The highly anticipated planned hardfork of the ethereum network dubbed Constantinople will take place around the end of next month, ethereum core developers have agreed.
The upgrade which was scheduled to launch on the ethereum mainnet on January 16 was suddenly cancelled shortly before the launch date after a security bug was discovered in its code. As Smartereum reported, the developers decided to call off the launch because the bug was found too close to the launch and could not be fixed on time. The developers at the time promised to set a new release date during their Friday developers’ conference call.
That call happened last Friday and the developers agreed to move the Constantinople launch to block 7.28M which coincides with February 27 according to the current block times. Lead developer Péter Szilágyi revealed this decision in his tweet last week.
“Seems we’re going with block 7.28M for the #Ethereum Constantinople refork scheduled for the 27th of February!
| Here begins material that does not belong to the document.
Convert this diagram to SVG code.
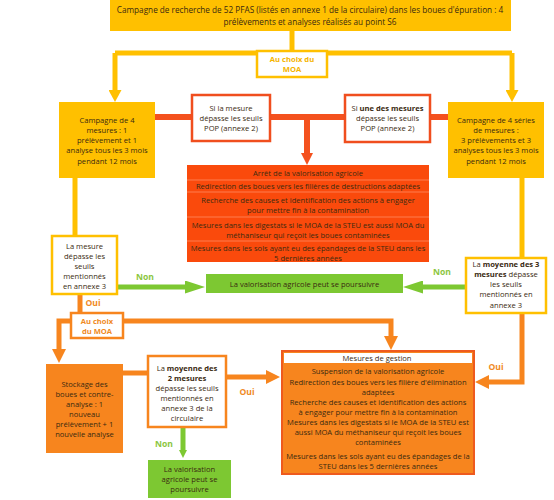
<svg xmlns="http://www.w3.org/2000/svg" width="554" height="500" viewBox="0 0 554 500">
<style>
text{font-family:"Open Sans","Noto Sans",sans-serif;font-size:7.6px;fill:#3a2a10;text-anchor:middle}
.b{font-weight:bold}
.t{font-size:8.2px}
.gold{fill:#FFC000}
.redf{fill:#FA4A0C}
.orf{fill:#F7851E}
.grf{fill:#7DC832}
.wg{fill:#fff;stroke:#FFC000;stroke-width:2.5}
.wr{fill:#fff;stroke:#F04E1E;stroke-width:2.5}
.wo{fill:#fff;stroke:#F7851E;stroke-width:2.5}
.lg{fill:#F5B400;font-weight:bold}
.lo{fill:#F08A24;font-weight:bold}
.ln{fill:#8CC63F;font-weight:bold}
.lab{font-size:8.6px}
.cg{fill:none;stroke:#FFC000;stroke-width:5}
.cr{fill:none;stroke:#F4511E;stroke-width:6}
.co{fill:none;stroke:#F7851E;stroke-width:5}
.cn{fill:none;stroke:#7DC832;stroke-width:5}
.sep{stroke:#FF8A60;stroke-width:0.8}
</style>
<defs>
<marker id="ag" viewBox="0 0 12 13" markerWidth="12" markerHeight="13" markerUnits="userSpaceOnUse" refX="1" refY="6.5" orient="auto"><path d="M0,0 L12,6.5 L0,13 z" fill="#FFC000"/></marker>
<marker id="ar" viewBox="0 0 12 12" markerWidth="12" markerHeight="12" markerUnits="userSpaceOnUse" refX="1" refY="6" orient="auto"><path d="M0,0 L12,6 L0,12 z" fill="#F4511E"/></marker>
<marker id="ao" viewBox="0 0 14 14" markerWidth="14" markerHeight="14" markerUnits="userSpaceOnUse" refX="1" refY="7" orient="auto"><path d="M0,0 L14,7 L0,14 z" fill="#F7851E"/></marker>
<marker id="an" viewBox="0 0 20 13" markerWidth="20" markerHeight="13" markerUnits="userSpaceOnUse" refX="1" refY="6.5" orient="auto"><path d="M0,0 L20,6.5 L0,13 z" fill="#7DC832"/></marker>
<marker id="ans" viewBox="0 0 8 8" markerWidth="8" markerHeight="8" markerUnits="userSpaceOnUse" refX="1" refY="4" orient="auto"><path d="M0,0 L8,4 L0,8 z" fill="#7DC832"/></marker>
</defs>

<g id="connectors">
<path class="cg" d="M292,31 V53"/>
<path class="cg" d="M115,53 H512"/>
<path class="cg" d="M115,53 V91" marker-end="url(#ag)"/>
<path class="cg" d="M512,53 V91" marker-end="url(#ag)"/>
<path class="cg" d="M75,178 V236"/>
<path class="cg" d="M522,178 V258"/>
<path class="cr" d="M155,117 H192"/>
<path class="cr" d="M270,117 H345"/>
<path class="cr" d="M430,117 H448"/>
<path class="cr" d="M307,117 V154" marker-end="url(#ar)"/>
<path class="cn" d="M117,287 H186" marker-end="url(#an)"/>
<path class="cn" d="M466,287 H422" marker-end="url(#an)"/>
<path class="cn" d="M183,427 V451" stroke-width="4" marker-end="url(#ans)"/>
<path class="co" d="M80,294 V313"/>
<path class="co" d="M71,321 H59 V350" marker-end="url(#ao)"/>
<path class="co" d="M123,321 H391 V337" marker-end="url(#ao)"/>
<path class="co" d="M123,373 H148"/>
<path class="co" d="M226,377 H267" marker-end="url(#ao)"/>
<path class="co" d="M522,313 V382 H488" marker-end="url(#ao)"/>
<text class="ln lab" x="145" y="280">Non</text>
<text class="ln lab" x="442" y="275">Non</text>
<text class="ln lab" x="164" y="447">Non</text>
<text class="lo lab" x="93" y="306">Oui</text>
<text class="lo lab" x="247" y="395">Oui</text>
<text class="lo lab" x="496" y="370">Oui</text>
</g>

<g id="top">
<rect class="gold" x="110" y="0" width="401" height="31"/>
<text class="t" x="310" y="13">Campagne de recherche de 52 PFAS (listés en annexe 1 de la circulaire) dans les boues d'épuration : 4</text>
<text class="t" x="310" y="25">prélèvements et analyses réalisés au point S6</text>
</g>

<g id="choix1">
<rect class="wg" x="257" y="51" width="70" height="26"/>
<text class="lg" x="292" y="62">Au choix du</text>
<text class="lg" x="292" y="72">MOA</text>
</g>

<g id="campagne4">
<rect class="gold" x="59" y="102" width="96" height="76"/>
<text x="107" y="123">Campagne de 4</text>
<text x="107" y="133">mesures : 1</text>
<text x="107" y="143">prélèvement et 1</text>
<text x="107" y="153">analyse tous les 3 mois</text>
<text x="107" y="164">pendant 12 mois</text>
</g>

<g id="campagne4series">
<rect class="gold" x="448" y="102" width="96" height="76"/>
<text x="496" y="123">Campagne de 4 séries</text>
<text x="496" y="133">de mesures :</text>
<text x="496" y="143">3 prélèvements et 3</text>
<text x="496" y="153">analyses tous les 3 mois</text>
<text x="496" y="164">pendant 12 mois</text>
</g>

<g id="pop1">
<rect class="wr" x="192" y="95" width="78" height="46"/>
<text x="231" y="111">Si la mesure</text>
<text x="231" y="121">dépasse les seuils</text>
<text x="231" y="131">POP (annexe 2)</text>
</g>

<g id="pop2">
<rect class="wr" x="345" y="95" width="85" height="47"/>
<text x="387.5" y="111">Si <tspan class="b">une des mesures</tspan></text>
<text x="387.5" y="121">dépasse les seuils</text>
<text x="387.5" y="131">POP (annexe 2)</text>
</g>

<g id="arret">
<rect class="redf" x="187" y="165" width="242" height="97"/>
<line class="sep" x1="187" y1="180" x2="429" y2="180"/>
<line class="sep" x1="187" y1="192" x2="429" y2="192"/>
<line class="sep" x1="187" y1="217" x2="429" y2="217"/>
<line class="sep" x1="187" y1="241" x2="429" y2="241"/>
<text x="308" y="176">Arrêt de la valorisation agricole</text>
<text x="308" y="189">Redirection des boues vers les filières de destructions adaptées</text>
<text x="308" y="203">Recherche des causes et identification des actions à engager</text>
<text x="308" y="213">pour mettre fin à la contamination</text>
<text x="308" y="228">Mesures dans les digestats si le MOA de la STEU est aussi MOA du</text>
<text x="308" y="238">méthaniseur qui reçoit les boues contaminées</text>
<text x="308" y="251">Mesures dans les sols ayant eu des épandages de la STEU dans les</text>
<text x="308" y="261">5 dernières années</text>
</g>

<g id="seuil1">
<rect class="wg" x="52" y="236" width="65" height="58"/>
<text x="84.5" y="249">La mesure</text>
<text x="84.5" y="259">dépasse les</text>
<text x="84.5" y="269">seuils</text>
<text x="84.5" y="279">mentionnés</text>
<text x="84.5" y="289">en annexe 3</text>
</g>

<g id="valorisation1">
<rect class="grf" x="206" y="274" width="197" height="19"/>
<text x="304.5" y="286.5">La valorisation agricole peut se poursuivre</text>
</g>

<g id="moyenne3">
<rect class="wg" x="466" y="258" width="80" height="55"/>
<text x="506" y="267"><tspan>La </tspan><tspan class="b">moyenne des 3</tspan></text>
<text x="506" y="277"><tspan class="b">mesures</tspan> dépasse</text>
<text x="506" y="287">les seuils</text>
<text x="506" y="297">mentionnés en</text>
<text x="506" y="308">annexe 3</text>
</g>

<g id="choix2">
<rect class="wo" x="71" y="313" width="52" height="25"/>
<text class="lo" x="97" y="324">Au choix</text>
<text class="lo" x="97" y="334">du MOA</text>
</g>

<g id="stockage">
<rect class="orf" x="46" y="364" width="77" height="89"/>
<text x="84.5" y="387">Stockage des</text>
<text x="84.5" y="397">boues et contre-</text>
<text x="84.5" y="407">analyse : 1</text>
<text x="84.5" y="417">nouveau</text>
<text x="84.5" y="427">prélèvement + 1</text>
<text x="84.5" y="437">nouvelle analyse</text>
</g>

<g id="moyenne2">
<rect class="wo" x="148" y="356" width="78" height="71"/>
<text x="187" y="371">La <tspan class="b">moyenne des</tspan></text>
<text x="187" y="381" class="b">2 mesures</text>
<text x="187" y="391">dépasse les seuils</text>
<text x="187" y="401">mentionnés en</text>
<text x="187" y="411">annexe 3 de la</text>
<text x="187" y="421">circulaire</text>
</g>

<g id="valorisation2">
<rect class="grf" x="148" y="460" width="83" height="38"/>
<text x="189.5" y="472">La valorisation</text>
<text x="189.5" y="482">agricole peut se</text>
<text x="189.5" y="492">poursuivre</text>
</g>

<g id="gestion">
<rect class="orf" x="282" y="351" width="192" height="123" stroke="#EE5A1E" stroke-width="2"/>
<rect x="284" y="353" width="188" height="10" fill="#fff"/>
<text x="377" y="361">Mesures de gestion</text>
<text x="378" y="374">Suspension de la valorisation agricole</text>
<text x="378" y="385">Redirection des boues vers les filière d'élimination</text>
<text x="378" y="395">adaptées</text>
<text x="378" y="405">Recherche des causes et identification des actions</text>
<text x="378" y="415">à engager pour mettre fin à la contamination</text>
<text x="378" y="425">Mesures dans les digestats si le MOA de la STEU est</text>
<text x="378" y="435">aussi MOA du méthaniseur qui reçoit les boues</text>
<text x="378" y="445">contaminées</text>
<text x="378" y="459">Mesures dans les sols ayant eu des épandages de la</text>
<text x="378" y="469">STEU dans les 5 dernières années</text>
</g>
</svg>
Will be a single fork on mainnet and a post-Constantinople-fixup fork on the testnets to get them back in line feature wise with the main network.”
Changes to the Constantinople Upgrade – An EIP removed
Other than the change in the launch block to 7,280,000 and date to a tentative Feb. 27 date, the developers made other major changes to the Constantinople plans. Notable among these is the removal of one of the Ethereum Improvement Proposals (EIPs) originally included in the Jan 16 hardfork.
EIP 1283 which aims to make certain transactions on Ethereum cheaper would be unavailable in the Feb 27 upgrade. It was excluded because the security bug was found in its code. EIP 1283 is one of 5 proposals included in the Constantinople hardfork. The upgrade is expected to pave the way for the transition from the Proof of Work to the Proof of Stake protocol. Parity developer and release manager Afri Sheldon suggested a total removal of the difficulty bomb since the network was transitioning into a PoS era.
Questions about ‘Difficulty Bomb’
Following Szilágyi’s tweet, there were questions raised about the difficulty bomb which is a pre-programed condition that increases the block difficulty after some months in order to encourage often upgrade of the ethereum network.
The Constantinople upgrade is expected to readjust this difficulty block to another period. However, following the delay in the hardfork, developer Jordi Morris and developer Lane Rettig asked if the difficulty bomb was also adjusted to add the extra months following the original launch date. In response, Szilágyi said that the delay date sued was the original October 18 upgrade proposal.
Ethereum 2.0 Unaffected By Delays
Despite the delays to the Constantinople upgrade, the ethereum developers have pushed on with plans towards Casper, Sharding and State-channels, all sub-projects of the Ethereum 2.0 milestone. As Smartereum reported, ethereum co-creator Vitalik Buterin said that the Casper testnet is will launch later in 2019.
After Constantinople, Casper is the new protocol that will transition the ethereum network from the PoW to the PoS consensus system. In a separate tweet, Buterin reminded followers that the delays to Constantinople does not impact long-term plans like Casper.
Referencing Afri’s Reddit post, Vitalik wrote, “Reminder from @5chdn: Constantinopele delays do not at all impact the steady and ongoing progress of Casper/sharding/serenity.”
Ethereum [ETH] Price Watch
At the time of writing, ethereum is trading at 117 to the USD down alongside the rest of the crypto market. It has a total market cap of $12.2 billion compared to $12.9 billion of Ripple’s XRP and $62.3 billion of bitcoin [BTC].